Today, a key indicator of inflation in the US was published — the Personal Consumption Expenditures (PCE) deflator. According to the Bureau of Labor Statistics, the growth rate of the deflator slowed in August to 0.09% m/m compared to 0.15% the previous month. On an annual basis, the rate fell to 2.24% against 2.45% y/y in July.

The core index (excluding volatile food and energy prices) rose in August by 0.13% m/m compared to 0.16% in July. But on an annual basis, the rate stalled: 2.68% compared to 2.65% in July. This matched market expectations.

At the same time, the report showed that the growth rate of personal incomes in the US slowed to 0.2% m/m compared to 0.26% in July (on an annual basis, the growth rate slowed to 5.61% y/y compared to 5.87% in July). The dynamics of personal spending also showed a slowdown: 0.24% m/m compared to 0.52% in July, and on an annual basis, it is already 5.21% y/y compared to 5.30% in July.
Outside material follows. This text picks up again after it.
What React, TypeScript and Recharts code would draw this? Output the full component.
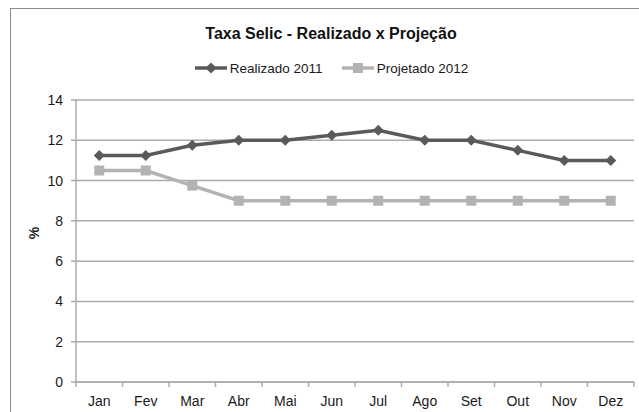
import { LineChart, Line, XAxis, YAxis, CartesianGrid } from 'recharts';

// Selic: realised in 2011 vs. projection for 2012
const MONTHS = ['Jan', 'Fev', 'Mar', 'Abr', 'Mai', 'Jun', 'Jul', 'Ago', 'Set', 'Out', 'Nov', 'Dez'];
const REALIZADO_2011 = [11.25, 11.25, 11.75, 12, 12, 12.25, 12.5, 12, 12, 11.5, 11, 11];
const PROJETADO_2012 = [10.5, 10.5, 9.75, 9, 9, 9, 9, 9, 9, 9, 9, 9];
const Y_TICKS = [0, 2, 4, 6, 8, 10, 12, 14];

const TITLE = 'Taxa Selic - Realizado x Projeção';
const FONT = "'Liberation Sans Narrow', 'Arial Narrow', 'Liberation Sans', Arial, sans-serif";

const DARK = '#5a5a5a';
const LIGHT = '#b3b3b3';
const GRID = '#ababab';

const W = 639;
const H = 412;
const HALF_BAND = 23.25; // half the width of one month slot
const TICK_SIZE = 5;
const TICK_MARGIN = 9;

const data = MONTHS.map((mes, i) => ({
  mes,
  realizado: REALIZADO_2011[i],
  projetado: PROJETADO_2012[i],
}));

const SERIES = [
  { key: 'realizado', name: 'Realizado 2011', color: DARK, marker: 'diamond' },
  { key: 'projetado', name: 'Projetado 2012', color: LIGHT, marker: 'square' },
];

function Marker({ cx, cy, color, kind }: { cx: number; cy: number; color: string; kind: string }) {
  if (kind === 'diamond') {
    const r = 5.5;
    return <polygon points={`${cx},${cy - r} ${cx + r},${cy} ${cx},${cy + r} ${cx - r},${cy}`} fill={color} />;
  }
  return <rect x={cx - 5} y={cy - 5} width={10} height={10} fill={color} />;
}

function dotFor(color: string, kind: string) {
  return (p: any) => {
    if (p.cx == null || p.cy == null) return <g key={p.index} />;
    return <Marker key={p.index} cx={p.cx} cy={p.cy} color={color} kind={kind} />;
  };
}

// month label at the slot centre, Excel-style tick marks on the slot edges
function MonthTick(props: any) {
  const { x, y, payload, index } = props;
  const axisY = y - TICK_SIZE - TICK_MARGIN;
  const last = index === MONTHS.length - 1;
  return (
    <g>
      <line x1={x - HALF_BAND} x2={x - HALF_BAND} y1={axisY} y2={axisY + TICK_SIZE} stroke={GRID} strokeWidth={1.5} />
      {last && (
        <line x1={x + HALF_BAND} x2={x + HALF_BAND} y1={axisY} y2={axisY + TICK_SIZE} stroke={GRID} strokeWidth={1.5} />
      )}
      <text x={x} y={y} dy="0.71em" textAnchor="middle" fill="#1a1a1a" fontSize={14} fontFamily={FONT}>
        {payload.value}
      </text>
    </g>
  );
}

function ChartLegend() {
  return (
    <div
      style={{
        position: 'absolute', top: 59, left: 11, width: 640,
        display: 'flex', justifyContent: 'center', gap: 18,
        fontFamily: FONT, fontSize: 13.5, color: '#1a1a1a',
      }}
    >
      {SERIES.map((s) => (
        <div key={s.key} style={{ display: 'flex', alignItems: 'center' }}>
          <svg width={34} height={18}>
            <line x1={1} x2={33} y1={9} y2={9} stroke={s.color} strokeWidth={3.5} />
            <Marker cx={17} cy={9} color={s.color} kind={s.marker} />
          </svg>
          <span style={{ marginLeft: 2 }}>{s.name}</span>
        </div>
      ))}
    </div>
  );
}

export default function App() {
  return (
    <div style={{ position: 'fixed', left: 0, top: 0, width: W, height: H, overflow: 'hidden', background: '#fff' }}>
      <div
        style={{
          position: 'absolute', left: 10, top: 8, width: 650, height: 420,
          border: '1.5px solid #8c8c8c', boxSizing: 'border-box',
        }}
      />
      <div
        style={{
          position: 'absolute', top: 25, left: 11, width: 640, textAlign: 'center',
          fontFamily: FONT, fontSize: 16, fontWeight: 'bold', color: '#111',
        }}
      >
        {TITLE}
      </div>
      <ChartLegend />
      <div style={{ position: 'absolute', left: 0, top: 0 }}>
        <LineChart width={W} height={H} data={data} margin={{ top: 100, right: 5, left: 0, bottom: 0 }}>
          <CartesianGrid vertical={false} stroke={GRID} strokeWidth={1.5} />
          <XAxis
            dataKey="mes"
            scale="point"
            padding={{ left: HALF_BAND, right: HALF_BAND }}
            height={30}
            tickSize={TICK_SIZE}
            tickMargin={TICK_MARGIN}
            tickLine={false}
            axisLine={{ stroke: GRID, strokeWidth: 1.5 }}
            tick={<MonthTick />}
            interval={0}
          />
          <YAxis
            width={76}
            domain={[0, 14]}
            ticks={Y_TICKS}
            tickSize={TICK_SIZE}
            tickMargin={8}
            axisLine={{ stroke: GRID, strokeWidth: 1.5 }}
            tickLine={{ stroke: GRID, strokeWidth: 1.5 }}
            tick={{ fill: '#1a1a1a', fontSize: 14, fontFamily: FONT }}
            label={{
              value: '%', angle: -90, position: 'insideLeft', offset: 34, dy: -8,
              style: { fontFamily: FONT, fontSize: 14, fontWeight: 'bold', fill: '#1a1a1a', textAnchor: 'middle' },
            }}
          />
          {SERIES.map((s) => (
            <Line
              key={s.key}
              type="linear"
              dataKey={s.key}
              name={s.name}
              stroke={s.color}
              strokeWidth={3.5}
              dot={dotFor(s.color, s.marker)}
              activeDot={false}
              isAnimationActive={false}
            />
          ))}
        </LineChart>
      </div>
    </div>
  );
}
Overall, the statistics are not bad. And since the Fed has already decided that inflation is defeated and it is necessary to focus on supporting the labor market, yes — the data released today fits into this framework. Do these figures increase the likelihood that the Fed will still cut the rate by the end of the year? The answer is also affirmative.

Why this matters

After the published data, there is no doubt that bond yields in the front part of the curve will decrease. One can also almost certainly expect that the slope of the curve and the difference between the yields of long and short bonds will increase.

But we cannot assert that long-term bonds will also decrease in yield. I admit that before the November elections, the yield on 10Y bonds may still decrease. However, after the elections (by the way, the next Fed meeting on November 6–7 will take place right after them), the program of either of the two presidential candidates should lead to an expansion of the budget deficit, and therefore, an increase in the supply of bonds on the curve. And it is very likely that the yield on long-term bonds will be under pressure.